I am deeply conscious of the manifold and unavoidable difficulties that confront you in your labors for the administration of the affairs of the Cause. Vast distances; personal professional preoccupations; insufficient number of capable and experienced teachers, unhampered by the necessity of earning their means of livelihood; the inadequacy of the means at your disposal, financial and otherwise; the prevailing tendencies in the general thought, sentiment, and manners of the people in whose midst you work—all these, though insuperable obstacles at present, will, if we stand steadfast and faithful, be one by one removed, and pave the way for the ultimate ascendency of the Cause and the fruition and triumph of our labors.
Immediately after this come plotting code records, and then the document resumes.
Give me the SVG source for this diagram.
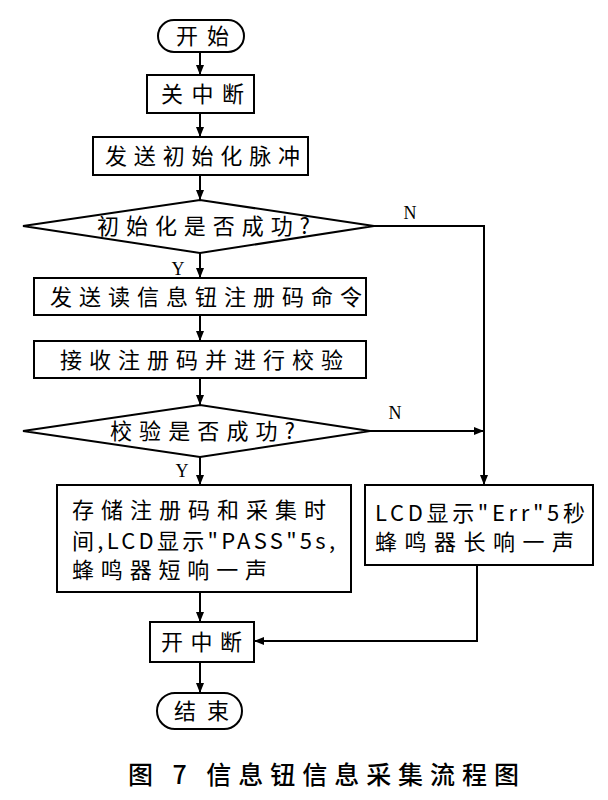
<svg xmlns="http://www.w3.org/2000/svg" width="608" height="800" viewBox="0 0 608 800">
<defs>
<style>
.s{fill:#fff;stroke:#000;stroke-width:2}
.t{font-family:"Noto Sans CJK SC","Liberation Sans",sans-serif;font-size:22px;fill:#000}
.l{font-family:"Liberation Serif",serif;font-size:18px;fill:#000}
.c{fill:none;stroke:#000;stroke-width:2}
.cap{font-family:"Noto Sans CJK SC",sans-serif;font-size:25px;font-weight:500;fill:#000}
</style>
<marker id="a" viewBox="0 0 10 8" refX="10" refY="4" markerWidth="10" markerHeight="8" markerUnits="userSpaceOnUse" orient="auto">
<path d="M0,0 L10,4 L0,8 Z" fill="#000"/>
</marker>
</defs>
<rect width="608" height="800" fill="#fff"/>
<g id="connectors">
<path class="c" d="M200,52 V75" marker-end="url(#a)"/>
<path class="c" d="M200,113 V137" marker-end="url(#a)"/>
<path class="c" d="M200,175 V200" marker-end="url(#a)"/>
<path class="c" d="M200,253 V278" marker-end="url(#a)"/>
<path class="c" d="M200,315 V341" marker-end="url(#a)"/>
<path class="c" d="M200,378 V405" marker-end="url(#a)"/>
<path class="c" d="M200,457 V485" marker-end="url(#a)"/>
<path class="c" d="M374,226 H484 V485" marker-end="url(#a)"/>
<path class="c" d="M370,431 H484" marker-end="url(#a)"/>
<path class="c" d="M200,592 V622" marker-end="url(#a)"/>
<path class="c" d="M477,565 V641 H254" marker-end="url(#a)"/>
<path class="c" d="M200,662 V693" marker-end="url(#a)"/>
<text class="l" x="410" y="219" text-anchor="middle">N</text>
<text class="l" x="395" y="419" text-anchor="middle">N</text>
<text class="l" x="178" y="275" text-anchor="middle">Y</text>
<text class="l" x="182" y="477" text-anchor="middle">Y</text>
</g>
<g id="start">
<rect class="s" x="158" y="20" width="86" height="32" rx="16"/>
<text class="t" x="176" y="44" textLength="53" lengthAdjust="spacing">开始</text>
</g>
<g id="disable-int">
<rect class="s" x="147" y="75" width="107" height="38"/>
<text class="t" x="161" y="102" textLength="83" lengthAdjust="spacing">关中断</text>
</g>
<g id="send-init">
<rect class="s" x="93" y="137" width="215" height="38"/>
<text class="t" x="105" y="164" textLength="195" lengthAdjust="spacing">发送初始化脉冲</text>
</g>
<g id="init-ok">
<polygon class="s" points="23,226 200,200 374,226 200,253"/>
<text class="t" x="97" y="234" textLength="213" lengthAdjust="spacing">初始化是否成功?</text>
</g>
<g id="send-read">
<rect class="s" x="34" y="278" width="332" height="37"/>
<text class="t" x="50" y="305" textLength="312" lengthAdjust="spacing">发送读信息钮注册码命令</text>
</g>
<g id="receive">
<rect class="s" x="34" y="341" width="332" height="37"/>
<text class="t" x="60" y="368" textLength="283" lengthAdjust="spacing">接收注册码并进行校验</text>
</g>
<g id="check-ok">
<polygon class="s" points="23,431 200,405 370,431 200,457"/>
<text class="t" x="110" y="439" textLength="185" lengthAdjust="spacing">校验是否成功?</text>
</g>
<g id="store">
<rect class="s" x="57" y="485" width="294" height="107"/>
<text class="t" x="72" y="518" textLength="254" lengthAdjust="spacing">存储注册码和采集时</text>
<text class="t" x="72" y="549" textLength="263" lengthAdjust="spacing">间,LCD显示"PASS"5s,</text>
<text class="t" x="72" y="578" textLength="195" lengthAdjust="spacing">蜂鸣器短响一声</text>
</g>
<g id="error">
<rect class="s" x="365" y="485" width="228" height="80"/>
<text class="t" x="375" y="521" textLength="210" lengthAdjust="spacing">LCD显示"Err"5秒</text>
<text class="t" x="375" y="550" textLength="199" lengthAdjust="spacing">蜂鸣器长响一声</text>
</g>
<g id="enable-int">
<rect class="s" x="150" y="622" width="104" height="40"/>
<text class="t" x="161" y="650" textLength="81" lengthAdjust="spacing">开中断</text>
</g>
<g id="end">
<rect class="s" x="157" y="693" width="85" height="36" rx="18"/>
<text class="t" x="174" y="719" textLength="55" lengthAdjust="spacing">结束</text>
</g>
<text class="cap" x="128" y="784" textLength="391" lengthAdjust="spacing">图 7  信息钮信息采集流程图</text>
</svg>
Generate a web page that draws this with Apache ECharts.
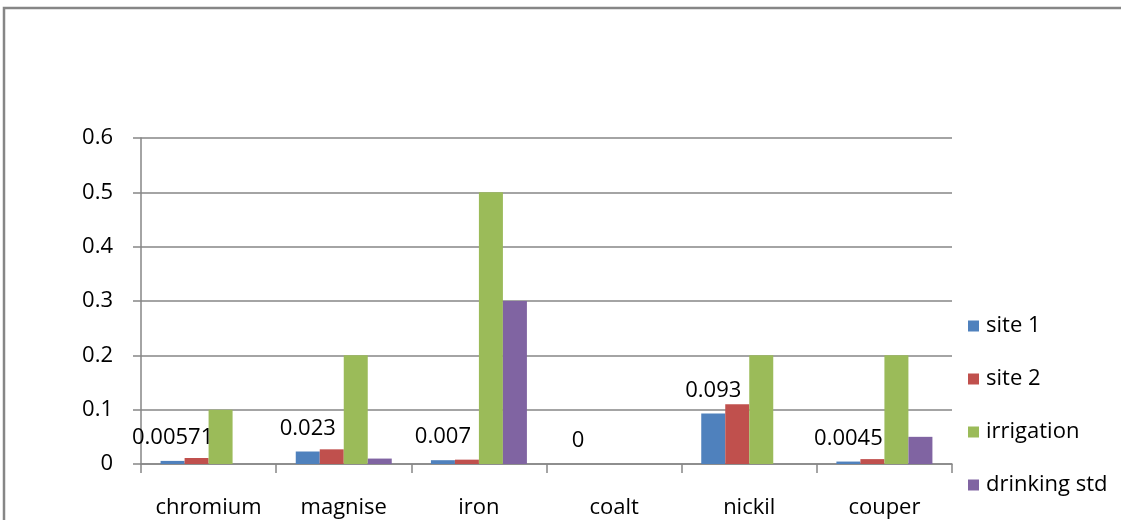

As to the projected prayer-book, I feel the need for a specially prepared compilation of the prayers of Bahá’u’lláh and ‘Abdu’l-Bahá designed for the general public which would both prove of value 73 for devotional purposes and act as a fresh incentive to eager and inspiring minds. I am enclosing copies of prayers which you may have not yet received and trust to send you more in future. I should be glad to receive any particulars you might wish me to consider in this connection.
Our untiring and devoted sister, Dr. Moody (the handmaid of the Most High), has had to her profound regret to discontinue for a time the invaluable and unique services she has been rendering to the Cause in Persia. She is proceeding to America, and will familiarize you with the deplorable state of affairs in that unhappy country. You will get first-hand information from her regarding the present condition and activities of our long-suffering friends in Persia, and she will take counsel with you as to the best way to meet the needs and serve the Cause of Education in Ṭihrán. I hope and pray that as soon as circumstances permit, the friends in America may enable Dr. Moody to take back with her to Persia suitable, capable and ardent collaborators who will contribute their distinct share towards the uplift and the advancement of their brethren and sisters in that land.
Concerning the magazine … I feel we must make it unmistakably plain to those in charge of it that the Bahá’ís would gladly and gratefully respond to the invitation to cooperate with those that are responsible for it immediately they are fully satisfied that nothing is or will be published by them, whether in the magazine or elsewhere, that would, however indirectly, prejudice or reflect upon their conception of what the Bahá’í Movement is or stands for. Should this be refused, and unfriendly and harmful matters be published against them, the attitude of all of us should be a definite refusal to help and absolute non-interference, as well as the absence of any form of retaliation which will instead of achieving our end defeat our purpose. We should leave him in the hands of God.
As to the suggestion of the Annual Convention being held next summer at Green Acre, I believe it to be both wise and helpful, and trust that it will forge another link between the Bahá’ís as a body and its founders and trustees, and will serve to draw them closer and closer to the outward form as well as to the spirit of the activities of the friends in America. 74
The financial help extended recently by the friends in America to their fellow-workers of the Faith in Qadiyán, Punjab, has given us all intense satisfaction and made us deeply grateful. Their contribution has immediately been forwarded to them through the National Spiritual Assembly of India and Burma, and will, I am certain, enhance the prestige and the influence of the Cause.
I feel that the conditions are now favorable for the circulation of the Will and Testament of ‘Abdu’l-Bahá only in manuscript form and among recognized believers in America. Every such believer should be trusted with a single copy with the express understanding that no duplicate copies or extracts of it be made or published anywhere.